Guide for Hosting a Website

If you are asking yourself “Where should I host my website?” the answer is more than likely it doesn’t matter.

Don’t misread that statement, it totally does matter, but if all you’re looking to do is make a quick site, there’s no way you want to – or have a need to – pay a premium for a website.

Since, you’re still reading this, I’ll assume you want to be more educated in this arena and are taking your website seriously. In this post I’ll go over the basics of what you can expect at each tier, what exactly you’re paying for, and who exactly needs these services.

You Get What You Pay For

I like to compare hosting to transportation, particularly buses. Simply put, you get what you pay for and make sure you are only paying for what you need. For this analogy to work, picture the “passenger” as a website visitor and the “bus” is your server that takes them from “stop-to-stop,” which for us means webpage-to-webpage.

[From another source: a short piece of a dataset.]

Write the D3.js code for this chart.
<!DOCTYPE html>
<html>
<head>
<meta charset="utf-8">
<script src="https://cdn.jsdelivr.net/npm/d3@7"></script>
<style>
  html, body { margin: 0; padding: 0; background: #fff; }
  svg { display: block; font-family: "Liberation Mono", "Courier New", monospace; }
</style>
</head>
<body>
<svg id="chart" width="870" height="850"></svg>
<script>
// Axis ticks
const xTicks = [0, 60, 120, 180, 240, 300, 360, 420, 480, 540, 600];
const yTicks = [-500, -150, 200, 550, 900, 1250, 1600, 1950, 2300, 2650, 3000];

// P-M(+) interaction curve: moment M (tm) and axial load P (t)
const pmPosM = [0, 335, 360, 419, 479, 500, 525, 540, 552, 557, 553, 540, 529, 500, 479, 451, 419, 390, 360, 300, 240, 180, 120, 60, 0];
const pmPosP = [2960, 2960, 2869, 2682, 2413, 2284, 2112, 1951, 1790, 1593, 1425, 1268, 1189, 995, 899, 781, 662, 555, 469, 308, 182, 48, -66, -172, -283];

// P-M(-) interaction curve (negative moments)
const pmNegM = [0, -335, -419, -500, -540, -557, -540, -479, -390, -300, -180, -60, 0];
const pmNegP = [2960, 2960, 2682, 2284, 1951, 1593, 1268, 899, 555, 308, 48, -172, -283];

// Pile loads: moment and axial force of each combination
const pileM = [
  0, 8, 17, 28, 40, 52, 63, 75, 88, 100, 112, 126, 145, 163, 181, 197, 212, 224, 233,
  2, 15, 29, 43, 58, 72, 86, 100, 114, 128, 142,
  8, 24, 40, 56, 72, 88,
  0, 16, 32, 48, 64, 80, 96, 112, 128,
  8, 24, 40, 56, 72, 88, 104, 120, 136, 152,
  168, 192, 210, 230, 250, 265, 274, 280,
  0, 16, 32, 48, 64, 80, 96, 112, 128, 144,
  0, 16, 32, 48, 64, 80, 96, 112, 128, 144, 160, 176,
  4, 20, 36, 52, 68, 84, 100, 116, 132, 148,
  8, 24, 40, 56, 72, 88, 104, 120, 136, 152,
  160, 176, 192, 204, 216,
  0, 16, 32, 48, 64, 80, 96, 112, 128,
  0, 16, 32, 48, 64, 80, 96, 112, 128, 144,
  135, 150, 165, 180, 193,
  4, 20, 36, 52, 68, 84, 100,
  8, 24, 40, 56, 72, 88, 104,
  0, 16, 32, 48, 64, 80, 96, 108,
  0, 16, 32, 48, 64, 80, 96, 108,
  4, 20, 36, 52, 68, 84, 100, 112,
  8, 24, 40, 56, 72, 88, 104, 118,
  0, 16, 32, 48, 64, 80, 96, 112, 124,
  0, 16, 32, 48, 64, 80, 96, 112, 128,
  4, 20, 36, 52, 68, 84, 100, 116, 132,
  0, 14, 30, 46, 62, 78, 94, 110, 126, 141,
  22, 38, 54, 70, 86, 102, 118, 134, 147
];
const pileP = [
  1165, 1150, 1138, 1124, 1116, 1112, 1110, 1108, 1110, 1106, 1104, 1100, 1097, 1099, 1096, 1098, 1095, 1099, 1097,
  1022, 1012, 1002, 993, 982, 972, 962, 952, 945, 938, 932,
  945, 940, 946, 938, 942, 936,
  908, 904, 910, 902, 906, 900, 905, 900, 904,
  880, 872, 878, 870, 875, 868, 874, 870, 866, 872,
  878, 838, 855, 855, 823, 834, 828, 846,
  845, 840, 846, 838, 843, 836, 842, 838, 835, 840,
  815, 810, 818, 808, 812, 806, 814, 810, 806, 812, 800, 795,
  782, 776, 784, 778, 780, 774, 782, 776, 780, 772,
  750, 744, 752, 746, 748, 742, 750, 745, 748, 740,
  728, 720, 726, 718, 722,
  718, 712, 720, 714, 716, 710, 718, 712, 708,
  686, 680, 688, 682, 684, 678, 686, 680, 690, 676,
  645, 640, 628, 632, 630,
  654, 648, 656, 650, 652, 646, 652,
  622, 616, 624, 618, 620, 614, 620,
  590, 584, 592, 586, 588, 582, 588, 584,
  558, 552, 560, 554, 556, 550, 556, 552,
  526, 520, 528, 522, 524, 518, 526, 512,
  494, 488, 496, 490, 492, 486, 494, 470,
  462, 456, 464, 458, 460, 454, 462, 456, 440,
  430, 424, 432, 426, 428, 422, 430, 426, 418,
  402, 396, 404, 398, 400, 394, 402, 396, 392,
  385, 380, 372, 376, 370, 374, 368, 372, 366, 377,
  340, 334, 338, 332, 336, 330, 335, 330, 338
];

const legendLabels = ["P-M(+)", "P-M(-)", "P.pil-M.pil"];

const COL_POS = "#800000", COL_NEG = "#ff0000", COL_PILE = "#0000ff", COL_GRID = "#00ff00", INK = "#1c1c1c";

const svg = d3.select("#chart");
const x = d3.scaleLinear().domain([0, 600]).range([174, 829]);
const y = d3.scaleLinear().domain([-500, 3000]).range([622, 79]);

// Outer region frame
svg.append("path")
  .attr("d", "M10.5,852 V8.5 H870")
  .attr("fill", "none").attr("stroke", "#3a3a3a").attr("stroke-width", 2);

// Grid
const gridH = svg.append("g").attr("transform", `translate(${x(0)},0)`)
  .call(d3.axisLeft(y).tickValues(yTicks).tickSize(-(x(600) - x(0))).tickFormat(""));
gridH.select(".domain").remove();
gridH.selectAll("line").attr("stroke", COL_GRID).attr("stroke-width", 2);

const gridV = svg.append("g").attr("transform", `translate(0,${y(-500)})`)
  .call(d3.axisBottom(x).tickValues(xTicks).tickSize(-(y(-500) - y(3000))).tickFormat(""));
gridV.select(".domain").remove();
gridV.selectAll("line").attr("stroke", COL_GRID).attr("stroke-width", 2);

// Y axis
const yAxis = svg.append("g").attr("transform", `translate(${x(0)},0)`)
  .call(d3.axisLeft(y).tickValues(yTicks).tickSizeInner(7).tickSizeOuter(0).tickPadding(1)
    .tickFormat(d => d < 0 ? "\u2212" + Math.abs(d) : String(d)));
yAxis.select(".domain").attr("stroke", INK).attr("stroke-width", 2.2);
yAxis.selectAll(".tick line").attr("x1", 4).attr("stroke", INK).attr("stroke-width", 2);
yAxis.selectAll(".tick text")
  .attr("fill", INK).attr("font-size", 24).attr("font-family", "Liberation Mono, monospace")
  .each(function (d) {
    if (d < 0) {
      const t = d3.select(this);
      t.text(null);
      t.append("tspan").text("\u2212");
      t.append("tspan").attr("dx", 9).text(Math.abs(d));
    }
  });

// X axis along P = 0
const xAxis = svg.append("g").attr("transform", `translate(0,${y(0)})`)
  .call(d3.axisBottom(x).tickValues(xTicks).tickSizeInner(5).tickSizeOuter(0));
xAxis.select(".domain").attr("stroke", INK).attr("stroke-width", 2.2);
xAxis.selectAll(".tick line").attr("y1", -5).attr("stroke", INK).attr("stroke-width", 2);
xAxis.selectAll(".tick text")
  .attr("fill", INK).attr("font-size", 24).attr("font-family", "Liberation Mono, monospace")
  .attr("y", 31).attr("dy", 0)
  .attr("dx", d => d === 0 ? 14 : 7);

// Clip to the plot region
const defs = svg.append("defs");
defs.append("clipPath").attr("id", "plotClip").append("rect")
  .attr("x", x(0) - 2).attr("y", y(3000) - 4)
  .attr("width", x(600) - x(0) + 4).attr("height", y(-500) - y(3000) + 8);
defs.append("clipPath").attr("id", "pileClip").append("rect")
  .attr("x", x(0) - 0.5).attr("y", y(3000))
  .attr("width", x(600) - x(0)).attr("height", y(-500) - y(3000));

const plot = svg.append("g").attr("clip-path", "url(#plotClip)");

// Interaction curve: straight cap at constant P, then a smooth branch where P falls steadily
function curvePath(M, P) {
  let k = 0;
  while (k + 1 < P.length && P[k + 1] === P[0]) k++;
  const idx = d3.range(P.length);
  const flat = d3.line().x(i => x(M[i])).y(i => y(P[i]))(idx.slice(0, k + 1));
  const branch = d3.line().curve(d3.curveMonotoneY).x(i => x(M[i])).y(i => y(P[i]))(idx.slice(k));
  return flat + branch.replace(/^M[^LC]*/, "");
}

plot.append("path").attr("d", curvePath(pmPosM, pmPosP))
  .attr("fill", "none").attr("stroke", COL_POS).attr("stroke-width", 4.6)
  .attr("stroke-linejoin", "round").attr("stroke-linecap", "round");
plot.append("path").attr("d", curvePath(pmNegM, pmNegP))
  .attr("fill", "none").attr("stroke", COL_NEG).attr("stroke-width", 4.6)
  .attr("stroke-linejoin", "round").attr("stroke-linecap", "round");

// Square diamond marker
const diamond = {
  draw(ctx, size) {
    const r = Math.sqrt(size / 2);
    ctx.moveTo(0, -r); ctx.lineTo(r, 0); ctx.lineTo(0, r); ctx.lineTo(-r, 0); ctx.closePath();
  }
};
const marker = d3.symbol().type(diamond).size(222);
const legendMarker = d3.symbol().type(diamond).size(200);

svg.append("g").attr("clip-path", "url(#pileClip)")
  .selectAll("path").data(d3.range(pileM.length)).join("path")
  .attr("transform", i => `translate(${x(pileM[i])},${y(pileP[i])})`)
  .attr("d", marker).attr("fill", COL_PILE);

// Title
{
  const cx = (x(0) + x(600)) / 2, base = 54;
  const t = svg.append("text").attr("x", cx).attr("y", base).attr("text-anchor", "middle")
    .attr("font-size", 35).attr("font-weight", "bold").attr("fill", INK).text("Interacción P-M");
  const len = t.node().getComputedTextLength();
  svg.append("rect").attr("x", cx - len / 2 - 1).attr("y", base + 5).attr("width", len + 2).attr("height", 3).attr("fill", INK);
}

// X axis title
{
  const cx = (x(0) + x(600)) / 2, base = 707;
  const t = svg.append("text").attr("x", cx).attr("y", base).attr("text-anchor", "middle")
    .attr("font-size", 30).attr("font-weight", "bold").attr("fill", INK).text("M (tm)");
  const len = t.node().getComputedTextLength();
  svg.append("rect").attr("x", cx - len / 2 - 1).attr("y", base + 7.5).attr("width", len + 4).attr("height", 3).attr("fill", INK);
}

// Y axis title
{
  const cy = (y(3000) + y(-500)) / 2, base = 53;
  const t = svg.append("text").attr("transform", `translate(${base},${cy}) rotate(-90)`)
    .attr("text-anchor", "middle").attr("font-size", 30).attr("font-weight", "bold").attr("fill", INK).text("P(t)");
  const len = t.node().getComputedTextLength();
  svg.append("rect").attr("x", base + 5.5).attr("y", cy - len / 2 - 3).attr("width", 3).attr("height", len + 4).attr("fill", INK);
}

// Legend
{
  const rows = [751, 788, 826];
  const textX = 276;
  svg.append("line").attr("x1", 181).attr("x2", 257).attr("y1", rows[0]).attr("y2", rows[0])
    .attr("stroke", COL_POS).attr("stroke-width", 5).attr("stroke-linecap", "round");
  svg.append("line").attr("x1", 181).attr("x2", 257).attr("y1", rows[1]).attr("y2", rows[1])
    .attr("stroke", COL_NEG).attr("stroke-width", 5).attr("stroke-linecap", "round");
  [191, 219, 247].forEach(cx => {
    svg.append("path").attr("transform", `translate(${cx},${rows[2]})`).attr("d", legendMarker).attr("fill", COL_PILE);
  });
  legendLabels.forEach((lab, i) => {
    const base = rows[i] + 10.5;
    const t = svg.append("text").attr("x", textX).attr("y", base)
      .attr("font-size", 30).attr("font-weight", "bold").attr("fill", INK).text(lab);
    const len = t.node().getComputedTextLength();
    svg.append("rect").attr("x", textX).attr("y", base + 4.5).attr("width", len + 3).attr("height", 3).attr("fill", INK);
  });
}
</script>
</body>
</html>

For the first hosting example, we’ll look at the cheapest option. Using our transportation metaphor, this is your basic public transportation route, provided by any popular hosting provider with budgets big enough for a Super Bowl ad (Go Daddy, Host Gator, etc.). For this tier of service, all the hard work has already been done for you and it’s very cheap to use. For all their flaws, buses are already in place, bus stops are well defined, and things are running fairly smoothly with few deviations from schedules. If you go with basic hosting, you pay the least, but you get only the basics. Issues will arise when you have an influx of visitors because, like public transportation, you’re paying for a shared experience with a fixed capacity. If you’re running a basic blog with low traffic, this is probably all you need, but for a more customizable experience, it’s probably better to set your sights higher.

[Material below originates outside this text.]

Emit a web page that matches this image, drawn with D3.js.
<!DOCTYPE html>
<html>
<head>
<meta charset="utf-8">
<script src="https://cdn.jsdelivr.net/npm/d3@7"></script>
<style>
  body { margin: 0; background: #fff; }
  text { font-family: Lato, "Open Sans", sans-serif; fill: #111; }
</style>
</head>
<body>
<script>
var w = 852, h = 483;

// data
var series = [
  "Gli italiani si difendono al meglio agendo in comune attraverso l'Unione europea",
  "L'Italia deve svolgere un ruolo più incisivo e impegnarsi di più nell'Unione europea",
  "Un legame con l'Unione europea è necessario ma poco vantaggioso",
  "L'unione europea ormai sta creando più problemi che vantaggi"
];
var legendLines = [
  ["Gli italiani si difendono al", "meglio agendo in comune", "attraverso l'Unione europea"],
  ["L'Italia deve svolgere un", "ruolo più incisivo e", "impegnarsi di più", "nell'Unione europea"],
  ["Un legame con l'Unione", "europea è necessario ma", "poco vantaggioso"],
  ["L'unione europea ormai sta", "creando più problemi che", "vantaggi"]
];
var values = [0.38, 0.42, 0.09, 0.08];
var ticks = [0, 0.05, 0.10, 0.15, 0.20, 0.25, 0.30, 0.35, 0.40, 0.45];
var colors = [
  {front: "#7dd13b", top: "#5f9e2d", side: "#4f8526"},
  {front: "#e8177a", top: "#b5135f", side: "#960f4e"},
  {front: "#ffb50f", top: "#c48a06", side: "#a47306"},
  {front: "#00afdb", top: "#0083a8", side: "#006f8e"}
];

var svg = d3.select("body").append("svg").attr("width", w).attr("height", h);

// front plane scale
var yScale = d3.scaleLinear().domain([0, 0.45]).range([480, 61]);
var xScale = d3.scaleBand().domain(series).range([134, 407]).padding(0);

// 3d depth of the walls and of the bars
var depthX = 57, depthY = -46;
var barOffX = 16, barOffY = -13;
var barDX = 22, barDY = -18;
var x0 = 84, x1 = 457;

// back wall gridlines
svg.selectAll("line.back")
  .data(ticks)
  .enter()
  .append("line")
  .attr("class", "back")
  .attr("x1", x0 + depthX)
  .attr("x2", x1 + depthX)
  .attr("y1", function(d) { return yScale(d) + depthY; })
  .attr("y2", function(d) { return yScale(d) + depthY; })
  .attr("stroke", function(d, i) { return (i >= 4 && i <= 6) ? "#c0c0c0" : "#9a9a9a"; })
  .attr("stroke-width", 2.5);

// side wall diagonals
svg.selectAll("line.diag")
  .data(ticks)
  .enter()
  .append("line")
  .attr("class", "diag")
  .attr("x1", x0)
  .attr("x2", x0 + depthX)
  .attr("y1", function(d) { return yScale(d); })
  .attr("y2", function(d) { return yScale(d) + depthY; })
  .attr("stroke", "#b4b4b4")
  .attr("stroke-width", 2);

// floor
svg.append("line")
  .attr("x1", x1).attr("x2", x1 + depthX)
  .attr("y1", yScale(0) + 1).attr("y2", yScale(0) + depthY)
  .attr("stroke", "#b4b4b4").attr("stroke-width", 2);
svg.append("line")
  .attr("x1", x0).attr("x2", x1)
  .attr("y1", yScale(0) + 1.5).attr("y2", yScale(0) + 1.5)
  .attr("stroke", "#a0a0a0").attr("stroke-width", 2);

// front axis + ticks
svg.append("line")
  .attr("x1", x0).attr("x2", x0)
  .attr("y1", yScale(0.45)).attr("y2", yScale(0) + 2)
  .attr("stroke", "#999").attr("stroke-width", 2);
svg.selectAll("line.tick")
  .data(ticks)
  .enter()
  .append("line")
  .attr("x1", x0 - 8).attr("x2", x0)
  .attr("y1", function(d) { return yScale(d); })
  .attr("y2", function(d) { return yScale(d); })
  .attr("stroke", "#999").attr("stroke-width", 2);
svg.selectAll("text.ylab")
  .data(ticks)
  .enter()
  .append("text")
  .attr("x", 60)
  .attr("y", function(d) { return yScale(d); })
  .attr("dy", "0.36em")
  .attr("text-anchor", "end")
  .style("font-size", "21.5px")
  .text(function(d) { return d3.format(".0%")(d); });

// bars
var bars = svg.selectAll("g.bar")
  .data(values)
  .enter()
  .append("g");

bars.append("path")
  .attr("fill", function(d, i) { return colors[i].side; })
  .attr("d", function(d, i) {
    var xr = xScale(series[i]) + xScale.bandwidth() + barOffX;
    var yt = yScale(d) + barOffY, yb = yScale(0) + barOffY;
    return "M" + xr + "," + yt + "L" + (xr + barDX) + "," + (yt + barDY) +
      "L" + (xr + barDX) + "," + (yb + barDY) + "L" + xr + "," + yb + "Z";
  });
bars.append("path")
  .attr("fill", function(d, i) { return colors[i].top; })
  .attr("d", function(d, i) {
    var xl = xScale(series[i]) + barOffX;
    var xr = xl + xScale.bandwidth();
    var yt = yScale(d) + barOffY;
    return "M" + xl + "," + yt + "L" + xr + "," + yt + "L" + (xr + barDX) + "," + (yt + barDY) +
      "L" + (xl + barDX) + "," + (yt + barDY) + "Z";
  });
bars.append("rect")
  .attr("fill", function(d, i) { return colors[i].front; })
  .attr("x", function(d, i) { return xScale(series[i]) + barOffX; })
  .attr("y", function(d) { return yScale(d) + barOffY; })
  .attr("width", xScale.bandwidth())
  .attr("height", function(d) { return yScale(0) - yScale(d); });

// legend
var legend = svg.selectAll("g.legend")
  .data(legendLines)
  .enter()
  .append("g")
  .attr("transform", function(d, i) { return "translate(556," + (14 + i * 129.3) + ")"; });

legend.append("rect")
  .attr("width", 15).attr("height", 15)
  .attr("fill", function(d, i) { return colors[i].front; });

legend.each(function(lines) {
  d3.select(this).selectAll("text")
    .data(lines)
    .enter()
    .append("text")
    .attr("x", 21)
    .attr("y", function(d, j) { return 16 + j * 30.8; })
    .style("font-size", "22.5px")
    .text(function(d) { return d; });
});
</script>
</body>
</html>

Then next option would be to hire a private bus service, which correlates to you finding and hiring an agency to host your website for you. They will take your requirements and create custom experience that fits exactly your needs. Imagine a party bus that you and your friends have hired for the evening. Your friends will be getting picked up and dropped off exactly when and where you want them to be and there will be little waste of resources. Of course this comes at a premium, you’ll have to pay the service provider to get all this going for you. In more practical terms, an agency like Forthea handles everything for you. Once we understand all your needs, you don’t have to worry about the technical components of your site, because you’ve got experts handling that for you. Sure, it’ll cost more than Go Daddy, but for professional websites that need special capacity, security, or functionalities, this option makes more sense.

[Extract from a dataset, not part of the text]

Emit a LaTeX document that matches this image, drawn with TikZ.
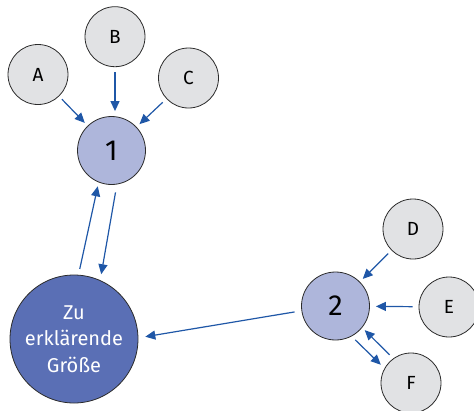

The last option is to host the website yourself using Azure, AWS, or local servers. This is the best balance of cost and service. It will be up to you to pick your buses and routes in order to pick up and drop off your people. The catch is you’ll have to learn how to drive the bus. You’ll have to learn all the traffic rules and abide by them. You’ll have to learn how to service the buses. Things on the bus will break that you didn’t even know existed (trust me). Also, you’ll have to make sure your buses are secure and your passengers are always safe. Safety is very important, and very hard to do properly. While the flexibility is compelling, it comes with a cost, so it’s not a viable option for those who don’t have a dedicated team to work on it. Maintaining your own server isn’t like setting up an extra computer in your office, it requires experience and attention of a team, because if your website crashes and you don’t have the tools to fix the problem, it’s not getting fixed.

Which Website Hosting Option Is Right for You

What option should you take? Well I always recommend putting it in the hands of an agency you trust. They will give you the best bang for the buck unless you’re among the Amazon.com’s of the world. You can use a pre-build hosting solution, but as soon as you get real traffic or need something customized, you will have to find another solution. Also, for most companies, hiring a team of developers to create and maintain a site doesn’t align with the core service they provide.

Get out there and be great at what you do! Let other’s strengths fill in you weaknesses.